The goal is to make it easy as possible for the agent to serve the customer.
So, how do you know what’s preventing the agent’s experience from being an easy one? I’m glad you asked. This is where the agent journey mapping comes in. Starting from the moment when the agent first says “hello.”
- How many steps must the agent take to validate the caller, and log the case?
- How many clicks?
- How much scrolling?
- How much typing?
- How many screens does the agent have to look at?
- How much mental work does the agent have to do, such as interpreting a policy written in arcane language, before they can answer the employee’s question?
These actions comprise the agent experience.

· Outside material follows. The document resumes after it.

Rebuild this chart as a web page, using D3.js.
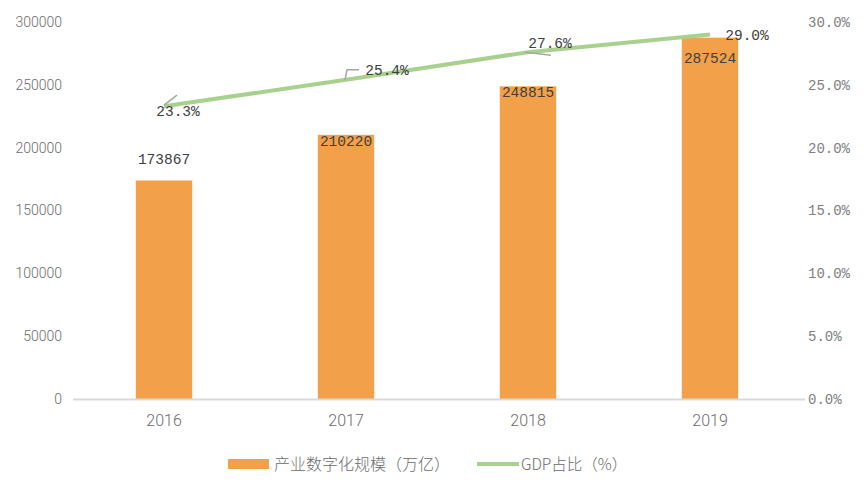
<!DOCTYPE html>
<html><head><meta charset="utf-8">
<script src="https://cdn.jsdelivr.net/npm/d3@7"></script>
<style>body{margin:0;background:#fff;}svg{display:block;}</style>
</head><body>
<svg id="c" width="864" height="493"></svg>
<script>
const years = ["2016","2017","2018","2019"];
const scaleValues = [173867, 210220, 248815, 287524];
const gdpShare = [23.3, 25.4, 27.6, 29.0];
const leftTicks = [0, 50000, 100000, 150000, 200000, 250000, 300000];
const rightTicks = [0, 5, 10, 15, 20, 25, 30];
const seriesNames = ["产业数字化规模（万亿）", "GDP占比（%）"];

const svg = d3.select("#c");
const L = 73, R = 801, T = 22, B = 399;
const x = d3.scaleBand().domain(years).range([L, R]).paddingInner(0.69).paddingOuter(0.345);
const y = d3.scaleLinear().domain([0, 300000]).range([B, T]);
const y2 = d3.scaleLinear().domain([0, 30]).range([B, T]);
const orange = "#F2A14A", green = "#A9D18E", axisCol = "#6b6b6b";
const font = "Roboto, 'Liberation Sans', sans-serif";
const mono = "'Liberation Mono', 'DejaVu Sans Mono', monospace";

// left axis
const la = svg.append("g").attr("transform", `translate(${L},0)`)
  .call(d3.axisLeft(y).tickValues(leftTicks).tickSize(0).tickPadding(11).tickFormat(d3.format("d")));
la.select(".domain").remove();
la.selectAll("text").attr("fill", axisCol).style("font-family", font).style("font-size", "14px").style("font-weight", 300);

// right axis
const ra = svg.append("g").attr("transform", `translate(${805},0)`)
  .call(d3.axisRight(y2).tickValues(rightTicks).tickSize(0).tickPadding(3).tickFormat(d => d3.format(".1f")(d) + "%"));
ra.select(".domain").remove();
ra.selectAll("text").attr("fill", "#808080").style("font-family", mono).style("font-size", "14px");

// bars
svg.append("g").selectAll("rect").data(years).join("rect")
  .attr("x", d => x(d)).attr("width", x.bandwidth())
  .attr("y", (d, i) => y(scaleValues[i])).attr("height", (d, i) => B - y(scaleValues[i]))
  .attr("fill", orange);

// x axis
const xa = svg.append("g").attr("transform", `translate(0,${B})`)
  .call(d3.axisBottom(x).tickSize(0).tickPadding(16));
xa.select(".domain").attr("stroke", "#d9d9d9").attr("stroke-width", 2).attr("d", `M${L},0.5H805`);
xa.selectAll("text").attr("fill", axisCol).style("font-family", font).style("font-size", "16px").style("font-weight", 300);

// line
const cx = d => x(d) + x.bandwidth() / 2;
const line = d3.line().x((d, i) => cx(years[i])).y(d => y2(d));
svg.append("path").datum(gdpShare).attr("d", line)
  .attr("fill", "none").attr("stroke", green).attr("stroke-width", 4).attr("stroke-linecap", "butt");

// bar labels
const barLabelDy = [-17, 11, 11, 25];
svg.append("g").selectAll("text").data(scaleValues).join("text")
  .attr("x", (d, i) => cx(years[i]))
  .attr("y", (d, i) => y(d) + barLabelDy[i])
  .attr("text-anchor", "middle")
  .attr("fill", "#404040").style("font-family", mono).style("font-size", "14.5px")
  .text(d => d);

// line labels with leader lines
const lab = [
  {dx: 14, dy: 10, path: (px, py) => `M${px},${py-1} L${px+13},${py-11}`},
  {dx: 41, dy: -5, path: (px, py) => `M${px-1},${py} L${px+1},${py-10} L${px+13},${py-10}`},
  {dx: 22, dy: -4, path: (px, py) => `M${px-3},${py} L${px+23},${py+3}`},
  {dx: 37, dy: 5, path: null}
];
const lg = svg.append("g");
gdpShare.forEach((v, i) => {
  const px = cx(years[i]), py = y2(v);
  if (lab[i].path) lg.append("path").attr("d", lab[i].path(px, py)).attr("fill", "none").attr("stroke", "#a6a6a6").attr("stroke-width", 1.5);
  lg.append("text").attr("x", px + lab[i].dx).attr("y", py + lab[i].dy)
    .attr("text-anchor", "middle").attr("fill", "#404040")
    .style("font-family", mono).style("font-size", "14.5px")
    .text(d3.format(".1f")(v) + "%");
});

// legend
const leg = svg.append("g");
const cjk = "'Noto Sans CJK SC', sans-serif";
leg.append("rect").attr("x", 228).attr("y", 459).attr("width", 41).attr("height", 10).attr("fill", orange);
leg.append("text").attr("x", 274).attr("y", 470).attr("fill", axisCol)
  .style("font-family", cjk).style("font-size", "16px").style("font-weight", 300).text(seriesNames[0]);
leg.append("line").attr("x1", 477).attr("x2", 519).attr("y1", 464).attr("y2", 464).attr("stroke", green).attr("stroke-width", 4);
leg.append("text").attr("x", 521).attr("y", 470).attr("fill", axisCol)
  .style("font-family", cjk).style("font-size", "15.5px").style("font-weight", 300).text(seriesNames[1]);
</script>
</body></html>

If you want to improve employee, you have to make it easy for the agent to serve the employee.
Agent journey mapping helps you to understand the experience from the agent’s perspective. Think of each employee request as a mini kayak journey for the agent.
That’s right, I did say a kayak journey. Not a week-long seafaring adventure, but a just short paddle across a shallow narrow river. But, there are some big rocks on the river bottom. And you can’t see those rocks from the surface of the water. But the agents can their effects each time their kayak bumps into one of the rocks.
Agent Journey Mapping exposes the issues.
Mapping the agent journey exposes “the rocks in the river.” Once you know where the rocks are, you can remove them from the river. And once the rocks are gone, it’s easier for the agent to cross the river, or resolve the case.
Employees can sense when the agent is having an easier time.
Agent journey mapping creates a better agent experience.
An agent’s mental and emotional energies can be freed up to engage with the employee on a human level, when technology makes it easier for the HR service center agent to log and resolve a case. And that translates into a better employee experience.
How many rocks do your agents have to navigate around to do their jobs? And how is that impacting the employees they serve?